Did you make this and a turkey dinner? You're like a cooking all star!

Deb in Hawaii said...

I loved the soup but would leave the tortillas out next time--so you didn't miss anything! Happy Turkey Day!

Diana said...

Mmmm nothing says Thanksgiving like jalepenos and cilantro! :) Though I must say that the soup actually appeals to me more than turkey and mashed taters!

Hope you are having a lovely Thanksgiving, Esi! :)

Jersey Girl Cooks said...

Looks great. I really liked making this.Happy Thanksgiving!

test it comm said...

This soup is just packed with my favorite flavours!

Aggie said...

Your soup looks great! I am going to make it this weekend and post later...I'm so in the mood for this soup! Hope you had a wonderful day!

Esi said...

Hey guys! I hope those of you in the US had a wonderful Thanksgiving!

Blonde Duck - I had no responsibilities in terms of cooking Thanksgiving dinner because I was on a plane! It's the best way to get out of it. :)

Diana - haha, I am actually not huge on Thanksgiving food myself so I probably would have chosen this soup over a more traditional feast.

Summer said...

looks amazing. this did make a ton of soup, didn't it?

Anonymous said...

Oh, yummy! That looks so good- I love mexican chicken soups- especially with gobs of cilantro. This would be a perfect light meal after a heavy turkey-day dinner!

Erica said...

mmm I love spicy soups! This looks easy and yummy!
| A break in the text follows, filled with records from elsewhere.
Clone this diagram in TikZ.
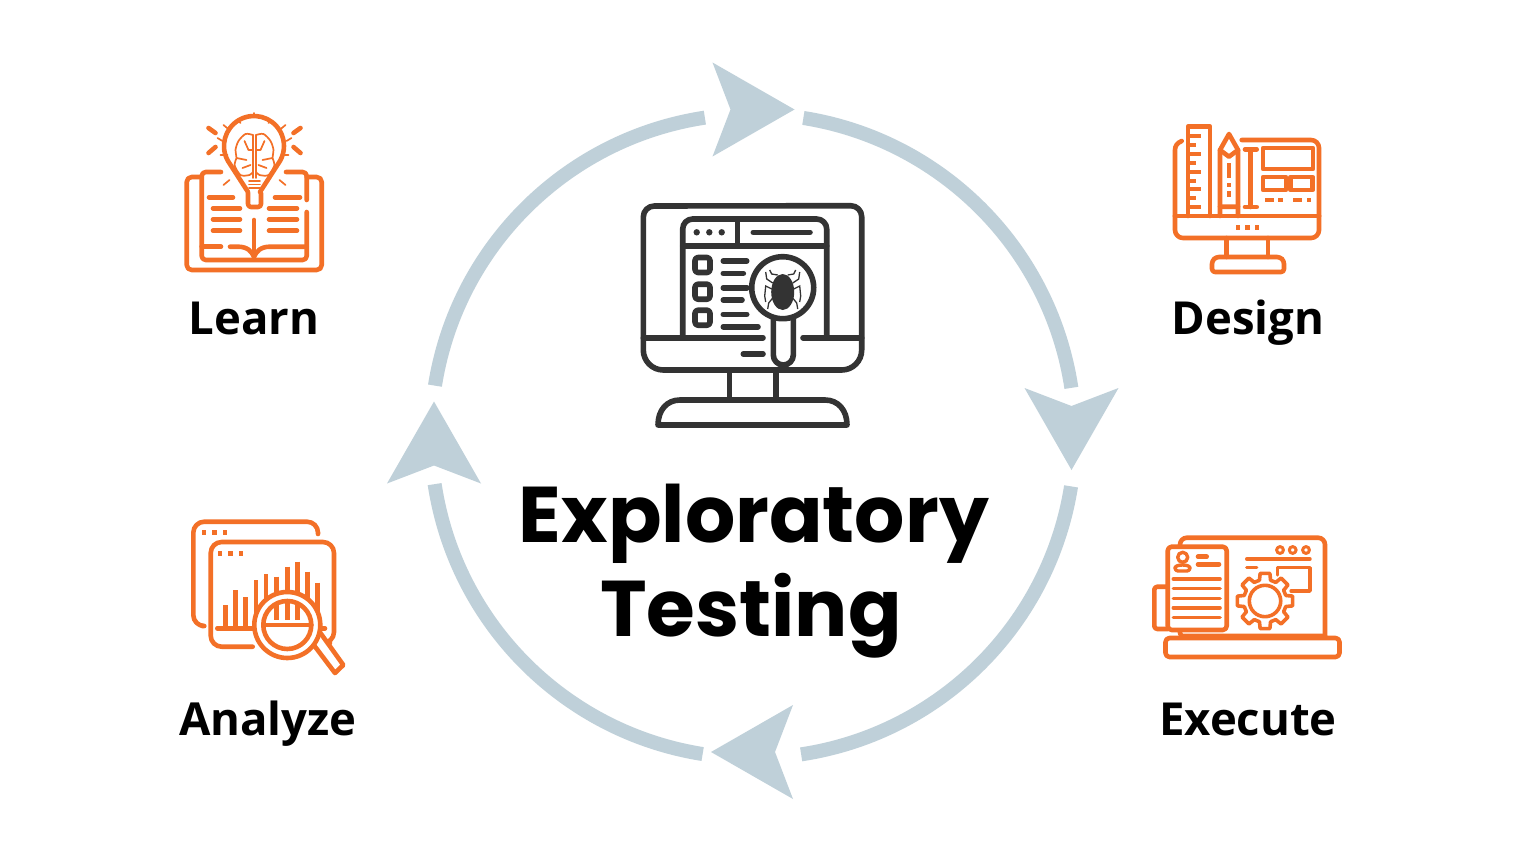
\documentclass[tikz,border=0pt]{standalone}
\usepackage{fontspec}
\setmainfont{Open Sans}
\newfontfamily\titlefont{Poppins}
\usepackage{xcolor}
\definecolor{iconorange}{HTML}{F37027}
\definecolor{ringblue}{HTML}{BFD0D9}
\definecolor{screendark}{HTML}{333333}
\tikzset{
    iconline/.style={draw=iconorange, line width=4.6pt, line cap=round, line join=round},
    iconthin/.style={draw=iconorange, line width=1.7pt, line cap=round, line join=round},
    screenline/.style={draw=screendark, line width=5.6pt, line cap=round, line join=round},
    cyclearc/.style={draw=ringblue, line width=14pt},
    steplabel/.style={anchor=base, inner sep=0pt, font=\fontsize{45.5}{50}\selectfont\bfseries, text=black},
    titlelabel/.style={anchor=base, inner sep=0pt, font=\fontsize{79}{90}\selectfont\titlefont\bfseries, text=black},
    cyclehead/.pic={\fill[ringblue] (-41,-47) -- (41,0) -- (-41,47) -- (-23,0) -- cycle;}
}
\begin{document}
\begin{tikzpicture}[x=1pt, y=-1pt]

    \useasboundingbox (0,0) rectangle (1536,864);
    \fill[white] (0,0) rectangle (1536,864);

    \coordinate (hub) at (753,436);
    \foreach \a in {0,90,180,270}
        \draw[cyclearc] (hub) ++(\a-81:322) arc[start angle=\a-81, end angle=\a-8.6, radius=322];
    \foreach \x/\y/\r in {753.5/109.5/0, 1071.5/429/-90, 752/752/180, 434/442.5/90}
        \pic[rotate=\r] at (\x,\y) {cyclehead};

    \node[titlelabel] (titletop) at (754,542) {Exploratory};
    \node[titlelabel] (titlebottom) at (751,636) {Testing};
    \node[steplabel] (learn) at (254,334) {Learn};
    \node[steplabel] (design) at (1248,334) {Design};
    \node[steplabel] (analyze) at (268,735) {Analyze};
    \node[steplabel] (execute) at (1248,735) {Execute};

    % monitor in the middle
    \draw[screenline] (643.3,350) -- (643.3,217) arc[start angle=180, end angle=270, radius=11] -- (850.7,205.7) arc[start angle=270, end angle=360, radius=11]
        -- (861.7,350) arc[start angle=0, end angle=90, radius=20] -- (663.3,370) arc[start angle=90, end angle=180, radius=20] -- cycle;
    \draw[screenline] (729.3,370) -- (729.3,400) (776,370) -- (776,400);
    \draw[screenline] (658,425) -- (847,425) .. controls (847,410) and (838,400) .. (825,400) -- (680,400) .. controls (667,400) and (658,410) .. (658,425) -- cycle;
    \draw[screenline, rounded corners=10pt] (682.7,337.7) -- (682.7,219) -- (826.7,219) -- (826.7,337.7);
    \draw[screenline] (643.3,337.7) -- (763,337.7) (803,337.7) -- (861.7,337.7);
    \draw[screenline] (682.7,245.7) -- (826.7,245.7) (737.3,219) -- (737.3,245.7) (753.3,232.3) -- (810,232.3) (743.3,354) -- (763,354);
    \foreach \x in {696.7,709.3,721.7}
        \fill[screendark] (\x,232.3) circle[radius=3.2];
    \foreach \y in {265,291.7,317.7}
        \draw[screenline, rounded corners=3pt] (695,\y-7.5) rectangle (710,\y+7.5);
    \foreach \y/\e in {261/746.7, 273.3/743.3, 287.7/747, 300/742, 314.3/746.7, 326.7/758}
        \draw[screenline] (723.3,\y) -- (\e,\y);
    \draw[screenline, fill=white] (773.3,318) -- (773.3,355) arc[start angle=180, end angle=0, radius=10] -- (793.3,318);
    \draw[screenline, fill=white] (782.7,287.7) circle[radius=31];
    \fill[screendark] (782.7,292) ellipse[x radius=11.5, y radius=18];
    \foreach \s in {1,-1} {
        \begin{scope}[shift={(782.7,0)}, xscale=\s]
            \draw[screendark, line width=1.3pt] (5,275) -- (11,274) -- (13,270);
            \draw[screendark, line width=1.3pt] (10,283) -- (16,279) -- (17,272);
            \draw[screendark, line width=1.3pt] (11,289) -- (17,286) -- (18,296) -- (17,302);
            \draw[screendark, line width=1.3pt] (10,298) -- (14,303) -- (15,309);
        \end{scope}
    }

    % learn
    \draw[iconline, rounded corners=5pt] (201.7,177) -- (186.7,177) -- (186.7,270) -- (321.7,270) -- (321.7,177) -- (306.7,177);
    \draw[iconline, rounded corners=4pt] (221,172) -- (201.7,172) -- (201.7,260) -- (306.7,260) -- (306.7,212);
    \draw[iconline, rounded corners=4pt] (306.7,200) -- (306.7,172) -- (286,172);
    \draw[iconline] (201.7,246.7) -- (221,246.7) (254,220) -- (254,257);
    \draw[iconline] (230,246.7) -- (238,246.7) .. controls (248,246.7) and (252,252) .. (254,257)
        .. controls (256,252) and (260,246.7) .. (270,246.7) -- (306.7,246.7);
    \foreach \x/\e/\y in {209/233/197.3, 213/240/208.3, 213/240/219.3, 213/240/230.7, 275/300/197.3, 269/297/208.3, 269/297/219.3, 269/297/230.7}
        \draw[iconline] (\x,\y) -- (\e,\y);
    \draw[iconline, fill=white] (248,192) -- (228,161) arc[start angle=150, end angle=390, radius=30] -- (260,192);
    \draw[iconline, rounded corners=3pt] (248,193) -- (248,207) -- (261,207) -- (261,193);
    \foreach \y in {181,184.5,188}
        \draw[iconthin] (249,\y) -- (260,\y);
    \draw[iconthin] (254,113) -- (254,117);
    \foreach \s in {1,-1} {
        \begin{scope}[shift={(254.5,0)}, xscale=\s]
            \draw[iconline] (-46,128) -- (-39,133) (-46,153) -- (-39,147);
            \draw[iconthin] (-31,125) -- (-25,130) (-37,138) -- (-32,141) (-34,155) -- (-27,155) (-31,185) -- (-25,180) (-16,121) -- (-14,123);
            \draw[iconthin] plot[smooth] coordinates {(-1.5,135) (-9,134) (-16,141) (-19,150) (-18,158) (-20,165) (-14,175) (-5,175) (-1.5,172)};
            \draw[iconthin] (-1.5,135) -- (-1.5,178);
            \draw[iconthin] (-10,141) -- (-6,150) -- (-1.5,150) (-18,158) -- (-8,160) (-12,168) -- (-4,165);
        \end{scope}
    }

    % design
    \draw[iconline] (1181.7,141) .. controls (1177,143) and (1175,146) .. (1175,150) -- (1175,216);
    \draw[iconline, rounded corners=8pt] (1241.7,140) -- (1319,140) -- (1319,216);
    \draw[iconline, rounded corners=8pt] (1175,216) -- (1175,238) -- (1319,238) -- (1319,216);
    \draw[iconline] (1175,216) -- (1319,216) (1226.7,238) -- (1226.7,257) (1268,238) -- (1268,257);
    \draw[iconline, rounded corners=3pt] (1212,272) -- (1212,261) -- (1216,257) -- (1280,257) -- (1284,261) -- (1284,272) -- cycle;
    \foreach \x in {1238,1247.5,1257}
        \fill[iconorange] (\x-2.3,225) rectangle (\x+2.3,229.6);
    \draw[iconline] (1188,216) -- (1188,126.7) -- (1210,126.7) -- (1210,216);
    \foreach \y/\e in {136/1201, 145/1196, 154/1201, 163/1196, 172/1201, 181/1196, 189/1201, 198/1196, 207/1201}
        \draw[iconline, line cap=butt] (1188,\y) -- (\e,\y);
    \draw[iconline] (1220,216) -- (1220,150) -- (1229,134) -- (1238,150) -- (1238,216);
    \draw[iconline] (1220,150) -- (1229,156.7) -- (1238,150) (1220,206.7) -- (1238,206.7);
    \draw[iconline, line cap=butt] (1229,163) -- (1229,178) (1229,183) -- (1229,187) (1229,191) -- (1229,197);
    \draw[iconline] (1245,149.3) -- (1256.7,149.3) (1250.7,149.3) -- (1250.7,207) (1245,207) -- (1256.7,207);
    \draw[iconline] (1263,148) rectangle (1313,169);
    \draw[iconline] (1263,177) rectangle (1286,190);
    \draw[iconline] (1290.7,177) rectangle (1312.7,190);
    \foreach \x/\e in {1265/1274, 1278/1283, 1293/1302, 1307/1311}
        \draw[iconline, line cap=butt] (\x,200) -- (\e,200);

    % analyze
    \draw[iconline, rounded corners=11pt] (318,534) -- (318,521.7) -- (193.3,521.7) -- (193.3,626) -- (202,626);
    \draw[iconline, rounded corners=11pt] (252.7,646.7) -- (210.7,646.7) -- (210.7,542) -- (334,542) -- (334,643) -- (330,643);
    \foreach \x/\y in {204/532.7, 214.3/532.7, 225/532.7, 220/553.3, 230.7/553.3, 241/553.3}
        \fill[iconorange] (\x-2.4,\y-2.4) rectangle (\x+2.4,\y+2.4);
    \draw[iconline] (217.3,628.3) -- (325,628.3);
    \foreach \x/\y in {225.7/605, 235.7/590, 245.7/597.3, 256/580, 266/574, 276.7/576.7, 287.3/566.7, 297.3/561.7, 307.3/571.7, 317.7/582.7}
        \draw[iconline, line cap=butt] (\x,\y) -- (\x,626);
    \draw[iconline, fill=white] (310,640) -- (319,631) -- (343.3,665) -- (335,673) -- cycle;
    \draw[iconline, fill=white] (287.3,625) circle[radius=33];
    \draw[iconline, fill=white] (287.3,625) circle[radius=24];
    \draw[iconline] (263.3,625) -- (311.3,625);
    \foreach \x in {276.7,287.3,297.3}
        \draw[iconline, line cap=butt] (\x,603) -- (\x,620);

    % execute
    \draw[iconline, rounded corners=7pt] (1180,548) -- (1180,537.7) -- (1325,537.7) -- (1325,636);
    \draw[iconline, rounded corners=3pt] (1180,630) -- (1180,636) -- (1325,636);
    \draw[iconline, rounded corners=4pt] (1165.5,638) rectangle (1339.5,657);
    \draw[iconline, fill=white, rounded corners=4pt] (1167.7,546.7) rectangle (1226.7,630);
    \draw[iconline, rounded corners=3pt] (1167.7,586.7) -- (1154.3,586.7) -- (1154.3,629) -- (1167.7,629);
    \draw[iconthin, line width=3.4pt] (1182.7,557.3) circle[radius=5];
    \draw[iconthin, line width=3.4pt, rounded corners=3pt] (1175,571) .. controls (1175,564) and (1190,564) .. (1190,571) -- cycle;
    \draw[iconline] (1198,556.7) -- (1206.7,556.7) (1198,564.3) -- (1219,564.3);
    \foreach \y in {579,588.3,598.3,607.7,617.3}
        \draw[iconthin, line width=3.6pt] (1173.3,\y) -- (1220,\y);
    \foreach \x in {1280,1292.7,1306}
        \draw[iconthin, line width=3pt] (\x,550) circle[radius=3.4];
    \draw[iconthin, line width=3.4pt] (1246.7,559) -- (1310,559) (1246.7,567.7) -- (1256.7,567.7);
    \draw[iconthin, line width=3.4pt] (1277.7,575) -- (1277.7,567.7) -- (1310,567.7) -- (1310,591) -- (1291,591);
    \foreach \a in {0,45,...,315}
        \draw[iconthin, line width=3.6pt, shift={(1265,601)}] (\a-15:21.5) -- (\a-10:28) -- (\a+10:28) -- (\a+15:21.5) arc[start angle=\a+15, end angle=\a+30, radius=21.5];
    \draw[iconthin, line width=3.6pt] (1265,601) circle[radius=15.7];

\end{tikzpicture}
\end{document}
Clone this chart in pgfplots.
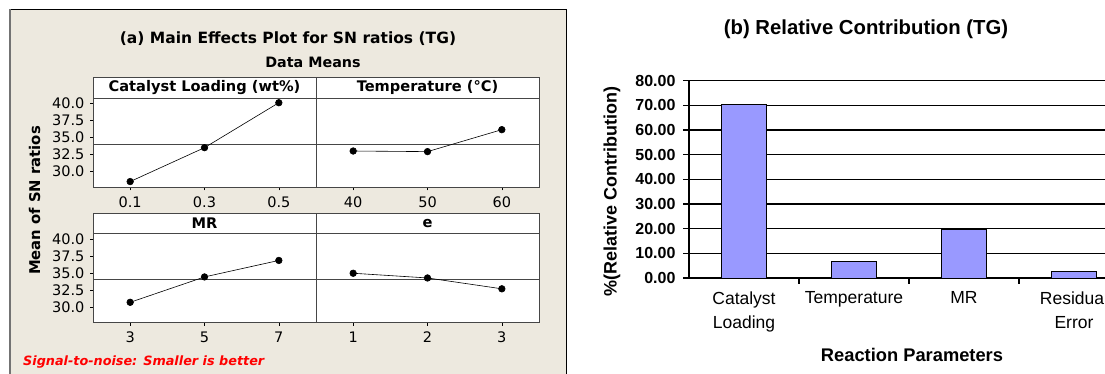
\documentclass[border=0pt]{standalone}
\usepackage{pgfplots}
\pgfplotsset{compat=1.18}
\usepackage{fontspec}
\setmainfont{DejaVu Sans}
\newfontfamily\lib{Liberation Sans}
\definecolor{beige}{RGB}{237,233,223}
\definecolor{framec}{RGB}{70,70,70}
\definecolor{barc}{RGB}{153,153,255}
\newcommand{\tf}{\fontsize{14.5}{16}\selectfont}
\newcommand{\hdr}[1]{%
  \draw[framec, line width=0.8pt, fill=white] (rel axis cs:0,1) rectangle (rel axis cs:1,1.2315);
  \node[font=\bfseries\fontsize{14.6}{16}\selectfont] at (rel axis cs:0.5,1.116) {#1};}
\pgfplotsset{
 panel/.style={
  scale only axis, width=223pt, height=89pt,
  xmin=-0.5, xmax=2.5, ymin=27.7, ymax=40.75,
  axis line style={framec, line width=0.8pt},
  axis background/.style={fill=white},
  xtick={0,1,2},
  tick align=outside, major tick length=3pt,
  xtick pos=bottom, ytick pos=left,
  tick style={black, line width=0.6pt},
  ytick={30,32.5,35,37.5,40},
  yticklabels={{\tf 30.0},{\tf 32.5},{\tf 35.0},{\tf 37.5},{\tf 40.0}},
  yticklabel style={xshift=-2pt},
  xticklabel style={yshift=-3pt},
  clip=false},
 panelr/.style={panel, ytick=\empty},
}

\begin{document}
\begin{tikzpicture}
\path[use as bounding box] (0pt,0pt) rectangle (1105pt,374pt);
\clip (0pt,0pt) rectangle (1105pt,374pt);
% left panel background
\fill[beige] (10pt,0pt) rectangle (566pt,364.7pt);
\draw[black, line width=1pt] (10pt,364.7pt) -- (566pt,364.7pt) -- (566pt,0pt);
\draw[black!55, line width=2pt] (10pt,0pt) -- (10pt,364.7pt);

\node[font=\bfseries\fontsize{15.5}{17}\selectfont] at (288pt,335.7pt) {(a) Main Effects Plot for SN ratios (TG)};
\node[font=\bfseries\fontsize{14.3}{16}\selectfont] at (313pt,311.7pt) {Data Means};
\node[font=\bfseries\fontsize{14.8}{16}\selectfont, rotate=90] at (34.5pt,173.5pt) {Mean of SN ratios};
\node[font=\bfseries\itshape\fontsize{12.8}{14}\selectfont, text=red, anchor=west, inner sep=0pt] at (23pt,12pt) {Signal-to-noise: Smaller is better};

% top-left
\begin{axis}[panel, at={(93pt,186.7pt)}, anchor=south west,
  xticklabels={{\tf 0.1},{\tf 0.3},{\tf 0.5}}]
\addplot[framec, line width=0.6pt] coordinates {(-0.5,34.03) (2.5,34.03)};
\addplot[black, line width=0.6pt, mark=*, mark size=3.3pt] coordinates {(0,28.54) (1,33.51) (2,40.10)};
\hdr{Catalyst Loading (wt\%)}
\end{axis}
% top-right
\begin{axis}[panelr, at={(316pt,186.7pt)}, anchor=south west,
  xticklabels={{\tf 40},{\tf 50},{\tf 60}}]
\addplot[framec, line width=0.6pt] coordinates {(-0.5,34.03) (2.5,34.03)};
\addplot[black, line width=0.6pt, mark=*, mark size=3.3pt] coordinates {(0,33.02) (1,32.93) (2,36.15)};
\hdr{Temperature (°C)}
\end{axis}
% bottom-left
\begin{axis}[panel, at={(93pt,51.3pt)}, anchor=south west,
  xticklabels={{\tf 3},{\tf 5},{\tf 7}}]
\addplot[framec, line width=0.6pt] coordinates {(-0.5,34.03) (2.5,34.03)};
\addplot[black, line width=0.6pt, mark=*, mark size=3.3pt] coordinates {(0,30.69) (1,34.41) (2,36.83)};
\hdr{MR}
\end{axis}
% bottom-right
\begin{axis}[panelr, at={(316pt,51.3pt)}, anchor=south west,
  xticklabels={{\tf 1},{\tf 2},{\tf 3}}]
\addplot[framec, line width=0.6pt] coordinates {(-0.5,34.03) (2.5,34.03)};
\addplot[black, line width=0.6pt, mark=*, mark size=3.3pt] coordinates {(0,34.95) (1,34.26) (2,32.67)};
\hdr{e}
\end{axis}

% right chart
\node[font=\lib\bfseries\fontsize{20.3}{22}\selectfont] at (866pt,345pt) {(b) Relative Contribution (TG)};
\node[font=\lib\bfseries\fontsize{18}{20}\selectfont, rotate=90] at (612pt,182.5pt) {\%(Relative Contribution)};
\node[font=\lib\bfseries\fontsize{18.3}{20}\selectfont] at (912pt,19pt) {Reaction Parameters};
\begin{axis}[at={(689pt,96pt)}, anchor=south west, scale only axis, width=440pt, height=197.3pt,
  xmin=-0.5, xmax=3.5, ymin=0, ymax=80, ytick={0,10,...,80},
  axis lines=left, axis line style={-, black, line width=1.2pt},
  ymajorgrids, grid style={black, line width=1.2pt},
  tick align=outside, tick style={black, line width=1.2pt},
  xtick={0,1,2,3}, major tick length=6pt,
  major x tick style={draw=none},
  minor xtick={0.5,1.5,2.5}, minor tick length=6pt,
  xticklabels={Catalyst\\Loading, Temperature, MR, Residual\\Error},
  xticklabel style={align=center, font=\lib\fontsize{17.5}{24}\selectfont, yshift=-4pt},
  yticklabel style={font=\lib\bfseries\fontsize{16}{18}\selectfont, xshift=-4pt,
    /pgf/number format/.cd, fixed, fixed zerofill, precision=2, assume math mode=true},
  clip=false]
\addplot[ybar, bar width=45pt, fill=barc, draw=black, line width=0.6pt] coordinates {(0,70.5) (1,6.8) (2,19.6) (3,2.7)};
\end{axis}
\end{tikzpicture}
\end{document}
Great recipe !

Anonymous said...

Happy Belated Turkey Day to you! Mexican Chicken Soup is great for a party. You make the base and buffet the additions. Then everyone can make it to their liking. Yours looks delicious!

eatingclubvancouver_js said...

This looks delicious! I'm freezing here and your Mexican chicken soup is sounding just perfect right now.

Chantal said...

Hum... I want to try it. I'm sure it taste good.